Drop every picture. Then return, exactly, the lines from the beginning of the listing below through the one containing "import seaborn as sns".

** start **

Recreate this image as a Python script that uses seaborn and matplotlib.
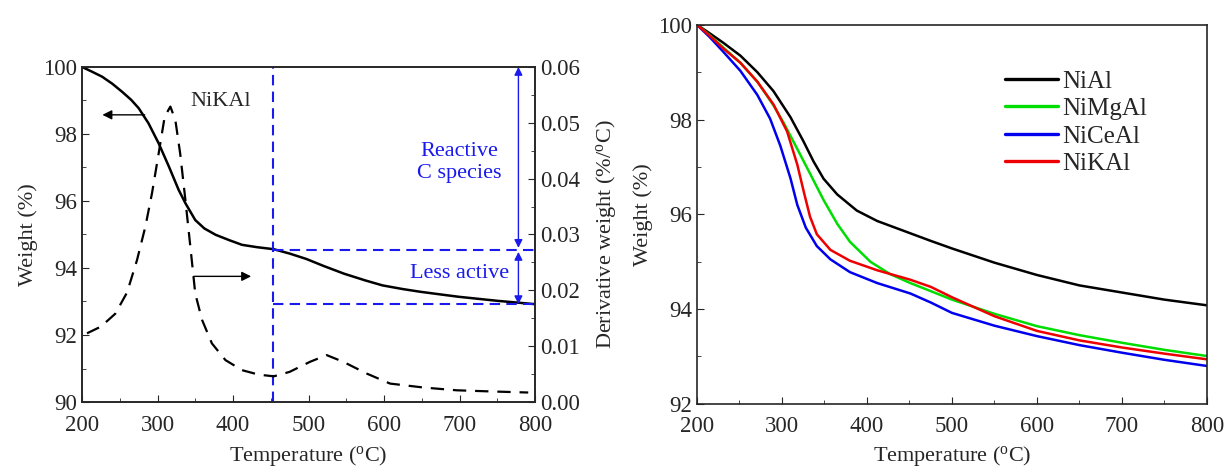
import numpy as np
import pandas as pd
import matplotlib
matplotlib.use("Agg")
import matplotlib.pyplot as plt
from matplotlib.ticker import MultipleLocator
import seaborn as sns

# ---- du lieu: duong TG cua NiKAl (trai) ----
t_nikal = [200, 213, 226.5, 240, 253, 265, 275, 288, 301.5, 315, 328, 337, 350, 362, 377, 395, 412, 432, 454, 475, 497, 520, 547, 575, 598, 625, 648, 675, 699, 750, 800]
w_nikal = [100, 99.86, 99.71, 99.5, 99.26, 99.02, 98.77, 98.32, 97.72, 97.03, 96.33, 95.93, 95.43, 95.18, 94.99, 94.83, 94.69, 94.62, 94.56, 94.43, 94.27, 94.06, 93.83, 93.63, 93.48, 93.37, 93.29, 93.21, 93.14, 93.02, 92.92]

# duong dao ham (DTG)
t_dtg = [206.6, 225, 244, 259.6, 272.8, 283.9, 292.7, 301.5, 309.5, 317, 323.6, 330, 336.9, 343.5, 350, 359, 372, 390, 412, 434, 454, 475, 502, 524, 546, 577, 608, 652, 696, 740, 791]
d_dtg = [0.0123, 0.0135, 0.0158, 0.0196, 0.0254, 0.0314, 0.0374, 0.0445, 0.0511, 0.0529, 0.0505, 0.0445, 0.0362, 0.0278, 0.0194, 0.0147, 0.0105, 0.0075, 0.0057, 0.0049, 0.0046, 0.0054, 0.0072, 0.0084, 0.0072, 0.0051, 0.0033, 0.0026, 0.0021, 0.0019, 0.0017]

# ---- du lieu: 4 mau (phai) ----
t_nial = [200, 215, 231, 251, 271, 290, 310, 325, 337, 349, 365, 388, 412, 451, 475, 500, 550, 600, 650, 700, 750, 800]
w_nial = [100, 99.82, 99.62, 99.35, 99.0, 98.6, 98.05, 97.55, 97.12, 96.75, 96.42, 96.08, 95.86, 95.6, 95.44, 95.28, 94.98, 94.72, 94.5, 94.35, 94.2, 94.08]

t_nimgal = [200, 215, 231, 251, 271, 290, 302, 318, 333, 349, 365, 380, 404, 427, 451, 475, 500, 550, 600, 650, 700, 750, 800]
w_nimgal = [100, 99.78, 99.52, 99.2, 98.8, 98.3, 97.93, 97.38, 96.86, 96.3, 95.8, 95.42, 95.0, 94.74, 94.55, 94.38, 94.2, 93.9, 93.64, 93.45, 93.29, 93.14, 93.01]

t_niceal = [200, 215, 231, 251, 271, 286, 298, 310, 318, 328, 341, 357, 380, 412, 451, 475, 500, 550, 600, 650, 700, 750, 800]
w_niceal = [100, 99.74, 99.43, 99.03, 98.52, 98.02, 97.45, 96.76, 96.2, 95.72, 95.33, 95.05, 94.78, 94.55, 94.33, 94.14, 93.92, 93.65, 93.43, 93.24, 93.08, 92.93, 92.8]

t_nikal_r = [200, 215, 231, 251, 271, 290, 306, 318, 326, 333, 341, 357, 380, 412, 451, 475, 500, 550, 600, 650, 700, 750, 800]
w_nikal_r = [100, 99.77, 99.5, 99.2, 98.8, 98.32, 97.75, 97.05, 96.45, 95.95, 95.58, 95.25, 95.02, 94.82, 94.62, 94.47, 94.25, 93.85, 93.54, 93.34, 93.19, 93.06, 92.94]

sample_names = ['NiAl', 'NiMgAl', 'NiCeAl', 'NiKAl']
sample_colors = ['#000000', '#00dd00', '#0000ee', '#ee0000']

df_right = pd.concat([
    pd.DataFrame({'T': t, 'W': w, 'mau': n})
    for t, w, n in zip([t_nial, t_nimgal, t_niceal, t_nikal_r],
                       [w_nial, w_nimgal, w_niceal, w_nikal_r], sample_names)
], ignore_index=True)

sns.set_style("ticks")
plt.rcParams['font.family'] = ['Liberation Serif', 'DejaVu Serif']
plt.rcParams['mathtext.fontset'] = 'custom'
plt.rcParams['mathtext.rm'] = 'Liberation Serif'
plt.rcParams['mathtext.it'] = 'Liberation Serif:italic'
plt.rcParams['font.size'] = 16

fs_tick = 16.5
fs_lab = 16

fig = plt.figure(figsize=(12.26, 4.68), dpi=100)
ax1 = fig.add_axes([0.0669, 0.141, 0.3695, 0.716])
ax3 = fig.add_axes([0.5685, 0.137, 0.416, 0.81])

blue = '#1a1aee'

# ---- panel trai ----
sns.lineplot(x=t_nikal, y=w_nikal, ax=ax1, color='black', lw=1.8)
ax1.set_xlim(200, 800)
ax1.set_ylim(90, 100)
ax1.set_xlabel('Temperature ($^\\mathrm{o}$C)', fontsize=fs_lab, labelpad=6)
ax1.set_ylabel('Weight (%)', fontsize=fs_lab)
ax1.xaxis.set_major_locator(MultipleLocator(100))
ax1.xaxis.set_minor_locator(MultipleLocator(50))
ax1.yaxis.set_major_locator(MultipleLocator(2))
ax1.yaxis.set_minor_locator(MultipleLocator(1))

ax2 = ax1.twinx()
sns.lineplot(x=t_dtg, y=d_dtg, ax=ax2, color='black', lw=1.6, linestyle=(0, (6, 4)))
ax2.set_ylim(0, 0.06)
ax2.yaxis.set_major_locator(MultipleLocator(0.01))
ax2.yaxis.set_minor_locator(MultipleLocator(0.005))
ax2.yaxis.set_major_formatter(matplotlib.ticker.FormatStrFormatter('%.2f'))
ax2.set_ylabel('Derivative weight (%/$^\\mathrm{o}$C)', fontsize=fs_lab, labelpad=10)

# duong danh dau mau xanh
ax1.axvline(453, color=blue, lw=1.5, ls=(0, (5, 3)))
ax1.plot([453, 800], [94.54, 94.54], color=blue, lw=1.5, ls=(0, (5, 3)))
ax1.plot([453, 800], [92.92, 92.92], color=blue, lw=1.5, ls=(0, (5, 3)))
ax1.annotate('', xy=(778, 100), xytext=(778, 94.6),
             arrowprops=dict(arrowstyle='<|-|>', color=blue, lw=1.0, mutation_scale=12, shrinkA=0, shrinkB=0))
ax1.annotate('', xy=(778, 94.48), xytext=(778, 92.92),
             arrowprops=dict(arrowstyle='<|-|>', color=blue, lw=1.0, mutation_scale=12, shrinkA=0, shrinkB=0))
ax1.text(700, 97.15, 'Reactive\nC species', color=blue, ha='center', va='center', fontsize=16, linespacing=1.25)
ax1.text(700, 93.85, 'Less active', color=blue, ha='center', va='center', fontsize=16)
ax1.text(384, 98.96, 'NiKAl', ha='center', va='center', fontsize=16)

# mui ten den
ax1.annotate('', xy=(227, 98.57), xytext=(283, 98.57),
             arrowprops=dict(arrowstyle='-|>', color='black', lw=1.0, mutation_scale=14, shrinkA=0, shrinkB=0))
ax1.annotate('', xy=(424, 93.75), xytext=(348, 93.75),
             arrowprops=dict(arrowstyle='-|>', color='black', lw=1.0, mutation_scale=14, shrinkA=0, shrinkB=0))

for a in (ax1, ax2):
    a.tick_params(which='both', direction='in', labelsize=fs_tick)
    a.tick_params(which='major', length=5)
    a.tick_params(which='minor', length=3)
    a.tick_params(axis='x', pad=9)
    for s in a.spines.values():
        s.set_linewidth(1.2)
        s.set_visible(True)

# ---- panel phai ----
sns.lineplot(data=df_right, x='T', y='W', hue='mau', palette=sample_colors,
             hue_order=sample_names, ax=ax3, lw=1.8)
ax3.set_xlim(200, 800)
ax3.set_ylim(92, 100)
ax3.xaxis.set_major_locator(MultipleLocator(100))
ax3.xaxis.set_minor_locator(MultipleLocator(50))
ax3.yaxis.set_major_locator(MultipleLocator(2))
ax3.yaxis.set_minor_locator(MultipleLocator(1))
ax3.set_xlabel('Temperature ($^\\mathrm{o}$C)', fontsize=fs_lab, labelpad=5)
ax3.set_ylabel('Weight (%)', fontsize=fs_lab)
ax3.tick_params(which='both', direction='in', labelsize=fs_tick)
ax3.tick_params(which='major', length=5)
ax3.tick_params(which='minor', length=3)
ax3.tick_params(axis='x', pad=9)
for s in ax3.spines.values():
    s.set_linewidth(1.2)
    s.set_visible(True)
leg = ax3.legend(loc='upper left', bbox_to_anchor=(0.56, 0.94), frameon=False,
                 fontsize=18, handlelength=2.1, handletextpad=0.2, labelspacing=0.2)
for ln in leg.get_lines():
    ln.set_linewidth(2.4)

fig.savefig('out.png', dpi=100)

** end **

■ Full output ■
Recreate this image as a Python script that uses seaborn and matplotlib.
import numpy as np
import pandas as pd
import matplotlib
matplotlib.use("Agg")
import matplotlib.pyplot as plt
from matplotlib.ticker import MultipleLocator
import seaborn as sns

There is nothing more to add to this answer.